High-rate aqueous magnesium ion battery enabled by Li/Mg hybrid superconcentrated electrolyte

Rechargeable aqueous magnesium ion batteries (AMIBs) are considered a promising energy storage system due to the relatively high energy density, excellent rate performance and reversibility, and absence of dendrite formation during cycling. However, the high surface charge density of Mg²⁺ ions results in slow diffusion kinetics, and high voltage leads to excessive electrolyte decomposition at the electrode/aqueous electrolyte interface, thereby limiting the development of high-energy–density MIBs.
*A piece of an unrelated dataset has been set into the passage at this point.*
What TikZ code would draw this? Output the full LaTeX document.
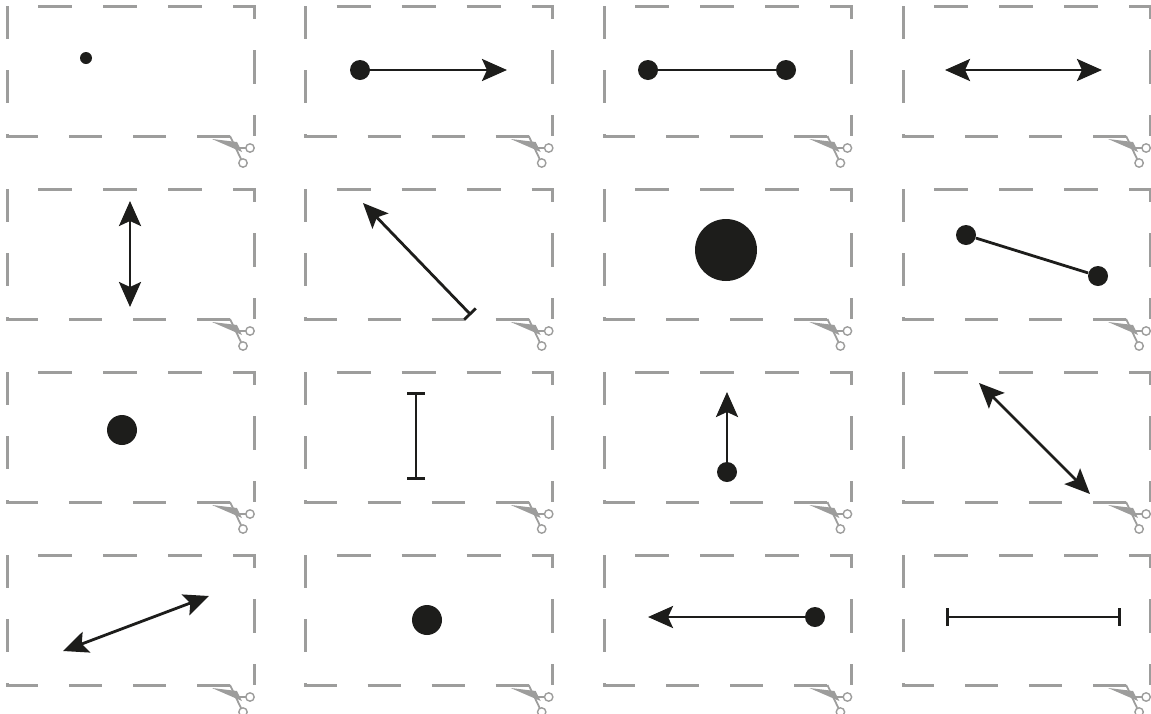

In this work, we extend the electrochemical stability window of the aqueous electrolyte to 2.1 V by using a hybrid ion superconcentrated electrolyte at concentrations not achievable with Mg²⁺ electrolytes alone. The AMIB with a water-in-salt (WIS) electrolyte delivers discharge capacities of up to 200.6 and 84.4 mAh g⁻¹, and energy densities of 170.1 and 68.1 Wh Kg⁻¹ at 0.5 and 20 A g⁻¹, respectively, representing excellent rate performance, while retaining 85 % of the specific capacity after 2000 cycles. Additionally, we explore the corresponding electrochemical reaction mechanism, revealing the synergistic effect of Mg²⁺ and Li⁺ ions in the charge/discharge process, which supports the excellent electrochemical performance of AMIB.